Task: Starting at the first line of the listing below, repeat each line up to and including the one containing "const yAxisTitles = ['Log". Leave out pictures.

Stored data:
------------------------------
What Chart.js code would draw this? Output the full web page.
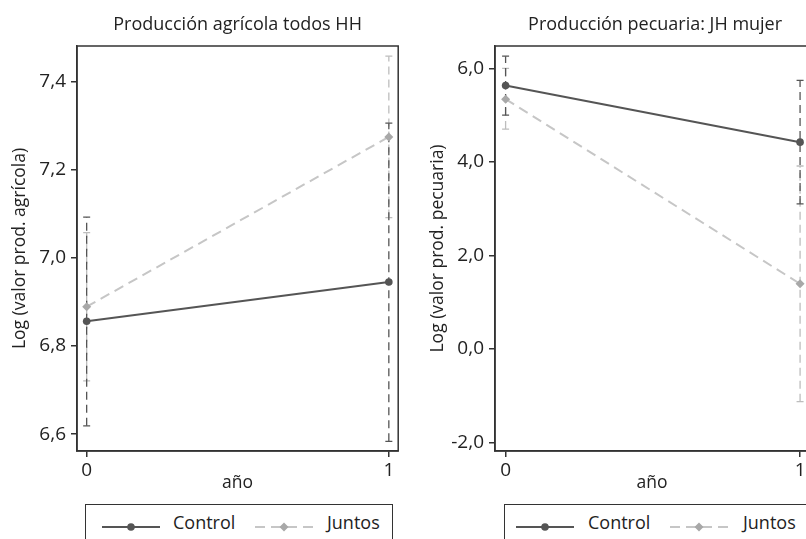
<!DOCTYPE html>
<html><head><meta charset="utf-8">
<script src="https://cdn.jsdelivr.net/npm/chart.js@4"></script>
<style>
html,body{margin:0;padding:0;background:#fff;}
body{width:806px;height:539px;overflow:hidden;position:relative;font-family:'Open Sans',sans-serif;color:#222;}
canvas{position:absolute;top:0;}
.legend{position:absolute;top:504px;height:42px;width:308px;border:1.5px solid #333;box-sizing:border-box;background:#fff;}
.legend .sym{position:absolute;top:11px;}
.legend .lab{position:absolute;top:5px;font-size:18px;line-height:24px;color:#222;white-space:nowrap;}
</style>
</head><body>
<canvas id="c1"></canvas>
<canvas id="c2"></canvas>
<div class="legend" id="lg1" style="left:85px"></div>
<div class="legend" id="lg2" style="left:504px"></div>
<script>
// ---------- data ----------
const years = [0, 1];
const seriesNames = ['Control', 'Juntos'];
const xAxisTitle = 'año';
const panelTitles = ['Producción agrícola todos HH', 'Producción pecuaria: JH mujer'];
const yAxisTitles = ['Log (valor prod. agrícola)', 'Log (valor prod. pecuaria)'];

const agriControl   = [6.856, 6.945];
const agriControlLo = [6.619, 6.584];
const agriControlHi = [7.092, 7.305];
const agriJuntos    = [6.889, 7.274];
const agriJuntosLo  = [6.721, 7.091];
const agriJuntosHi  = [7.057, 7.457];
const agriTicks     = [6.6, 6.8, 7.0, 7.2, 7.4];

const pecControl   = [5.63, 4.42];
const pecControlLo = [5.00, 3.10];
const pecControlHi = [6.26, 5.74];
const pecJuntos    = [5.34, 1.39];
const pecJuntosLo  = [4.70, -1.13];
const pecJuntosHi  = [6.00, 3.91];
const pecTicks     = [-2, 0, 2, 4, 6];

// ---------- styles ----------
const FONT = "'Open Sans', sans-serif";
const DARK = '#555555';
const LIGHTLINE = '#c6c6c6';
const LIGHTMARK = '#a8a8a8';
const LIGHTBAR = '#bdbdbd';
const AXIS = '#333333';
const TEXT = '#222222';

const titlePlugin = {
  id: 'panelTitle',
  afterDraw(chart, args, opts) {
    const ctx = chart.ctx, a = chart.chartArea;
    ctx.save();
    ctx.font = '18px ' + FONT;
    ctx.fillStyle = TEXT;
    ctx.textAlign = 'center';
    ctx.textBaseline = 'middle';
    ctx.fillText(opts.text, (a.left + a.right) / 2 + opts.dx, 25);
    ctx.restore();
  }
};
const boxPlugin = {
  id: 'plotBox',
  beforeDatasetsDraw(chart) {
    const ctx = chart.ctx, a = chart.chartArea;
    ctx.save();
    ctx.strokeStyle = AXIS;
    ctx.lineWidth = 1.5;
    ctx.strokeRect(a.left, a.top, a.right - a.left, a.bottom - a.top);
    ctx.restore();
  }
};

function fmt(v) { return v.toFixed(1).replace('.', ','); }

function errorBarSets(lo, hi, color) {
  return years.map((yr, i) => ({
    data: [{x: yr, y: lo[i]}, {x: yr, y: hi[i]}],
    borderColor: color, borderWidth: 1.3, borderDash: [8, 5],
    pointStyle: 'line', pointRadius: 3.5, pointBorderColor: color, pointBorderWidth: 1.3,
    pointHoverRadius: 3.5, fill: false
  }));
}

function makeChart(id, leftPx, widthPx, cfg) {
  const cv = document.getElementById(id);
  cv.style.left = leftPx + 'px';
  cv.width = widthPx; cv.height = 500;
  cv.style.width = widthPx + 'px'; cv.style.height = '500px';
  const ctrl = years.map((x, i) => ({x, y: cfg.control[i]}));
  const junt = years.map((x, i) => ({x, y: cfg.juntos[i]}));
  new Chart(cv, {
    type: 'line',
    data: {
      datasets: [
        { label: seriesNames[0], data: ctrl, borderColor: DARK, borderWidth: 2,
          pointStyle: 'circle', pointRadius: 3.8, pointBackgroundColor: DARK, pointBorderColor: DARK, pointBorderWidth: 0 },
        { label: seriesNames[1], data: junt, borderColor: LIGHTLINE, borderWidth: 2, borderDash: [10, 6],
          pointStyle: 'rectRot', pointRadius: 4.5, pointBackgroundColor: LIGHTMARK, pointBorderColor: LIGHTMARK, pointBorderWidth: 0 },
        ...errorBarSets(cfg.controlLo, cfg.controlHi, DARK),
        ...errorBarSets(cfg.juntosLo, cfg.juntosHi, LIGHTBAR)
      ]
    },
    options: {
      responsive: false, animation: false,
      layout: { padding: { top: 46, right: 3, left: 0, bottom: 0 } },
      plugins: { legend: { display: false }, tooltip: { enabled: false }, panelTitle: { text: cfg.title, dx: cfg.titleDx } },
      elements: { line: { tension: 0 } },
      scales: {
        x: {
          type: 'linear', min: cfg.xmin, max: cfg.xmax,
          afterBuildTicks: s => { s.ticks = years.map(v => ({ value: v })); },
          afterFit: s => { s.height = 49; },
          ticks: { callback: v => String(v), font: { family: FONT, size: 19 }, color: TEXT, padding: 2, maxRotation: 0 },
          grid: { drawOnChartArea: false, drawTicks: true, tickLength: 6, color: AXIS, lineWidth: 1.5 },
          border: { display: true, color: AXIS, width: 1.5 },
          title: { display: true, text: xAxisTitle, color: TEXT, font: { family: FONT, size: 17.5 }, padding: { top: 0, bottom: 6 } }
        },
        y: {
          type: 'linear', min: cfg.ymin, max: cfg.ymax,
          afterBuildTicks: s => { s.ticks = cfg.ticks.map(v => ({ value: v })); },
          afterFit: s => { s.width = 77; },
          ticks: { callback: v => fmt(v), font: { family: FONT, size: 19 }, color: TEXT, padding: 5 },
          grid: { drawOnChartArea: false, drawTicks: true, tickLength: 6, color: AXIS, lineWidth: 1.5 },
          border: { display: true, color: AXIS, width: 1.5 },
          title: { display: true, text: cfg.ytitle, color: TEXT, font: { family: FONT, size: 17.5 }, padding: { top: 10, bottom: 0 } }
        }
      }
    },
    plugins: [boxPlugin, titlePlugin]
  });
}

makeChart('c1', 0, 403, {
  title: panelTitles[0], ytitle: yAxisTitles[0], titleDx: 0,
  control: agriControl, controlLo: agriControlLo, controlHi: agriControlHi,
  juntos: agriJuntos, juntosLo: agriJuntosLo, juntosHi: agriJuntosHi,
  ticks: agriTicks, ymin: 6.562, ymax: 7.480, xmin: -0.032, xmax: 1.031
});
makeChart('c2', 418, 396, {
  title: panelTitles[1], ytitle: yAxisTitles[1], titleDx: 3,
  control: pecControl, controlLo: pecControlLo, controlHi: pecControlHi,
  juntos: pecJuntos, juntosLo: pecJuntosLo, juntosHi: pecJuntosHi,
  ticks: pecTicks, ymin: -2.186, ymax: 6.477, xmin: -0.036, xmax: 1.031
});

// ---------- legends (HTML, real text) ----------
function symSvg(solid) {
  if (solid) {
    return '<svg width="58" height="12"><line x1="0" y1="6" x2="58" y2="6" stroke="' + DARK + '" stroke-width="2"/>' +
      '<circle cx="29" cy="6" r="3.8" fill="' + DARK + '"/></svg>';
  }
  return '<svg width="58" height="12"><line x1="0" y1="6" x2="58" y2="6" stroke="' + LIGHTLINE + '" stroke-width="2" stroke-dasharray="10 6"/>' +
    '<polygon points="29,1.5 33.5,6 29,10.5 24.5,6" fill="' + LIGHTMARK + '"/></svg>';
}
function buildLegend(id, pos) {
  const el = document.getElementById(id);
  el.innerHTML =
    '<span class="sym" style="left:' + pos[0] + 'px">' + symSvg(true) + '</span>' +
    '<span class="lab" style="left:' + pos[1] + 'px">' + seriesNames[0] + '</span>' +
    '<span class="sym" style="left:' + pos[2] + 'px">' + symSvg(false) + '</span>' +
    '<span class="lab" style="left:' + pos[3] + 'px">' + seriesNames[1] + '</span>';
}
buildLegend('lg1', [16, 87, 169, 241]);
buildLegend('lg2', [11, 83, 165, 238]);
</script>
</body></html>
------------------------------
Response to this exercise:
What Chart.js code would draw this? Output the full web page.
<!DOCTYPE html>
<html><head><meta charset="utf-8">
<script src="https://cdn.jsdelivr.net/npm/chart.js@4"></script>
<style>
html,body{margin:0;padding:0;background:#fff;}
body{width:806px;height:539px;overflow:hidden;position:relative;font-family:'Open Sans',sans-serif;color:#222;}
canvas{position:absolute;top:0;}
.legend{position:absolute;top:504px;height:42px;width:308px;border:1.5px solid #333;box-sizing:border-box;background:#fff;}
.legend .sym{position:absolute;top:11px;}
.legend .lab{position:absolute;top:5px;font-size:18px;line-height:24px;color:#222;white-space:nowrap;}
</style>
</head><body>
<canvas id="c1"></canvas>
<canvas id="c2"></canvas>
<div class="legend" id="lg1" style="left:85px"></div>
<div class="legend" id="lg2" style="left:504px"></div>
<script>
// ---------- data ----------
const years = [0, 1];
const seriesNames = ['Control', 'Juntos'];
const xAxisTitle = 'año';
const panelTitles = ['Producción agrícola todos HH', 'Producción pecuaria: JH mujer'];
const yAxisTitles = ['Log (valor prod. agrícola)', 'Log (valor prod. pecuaria)'];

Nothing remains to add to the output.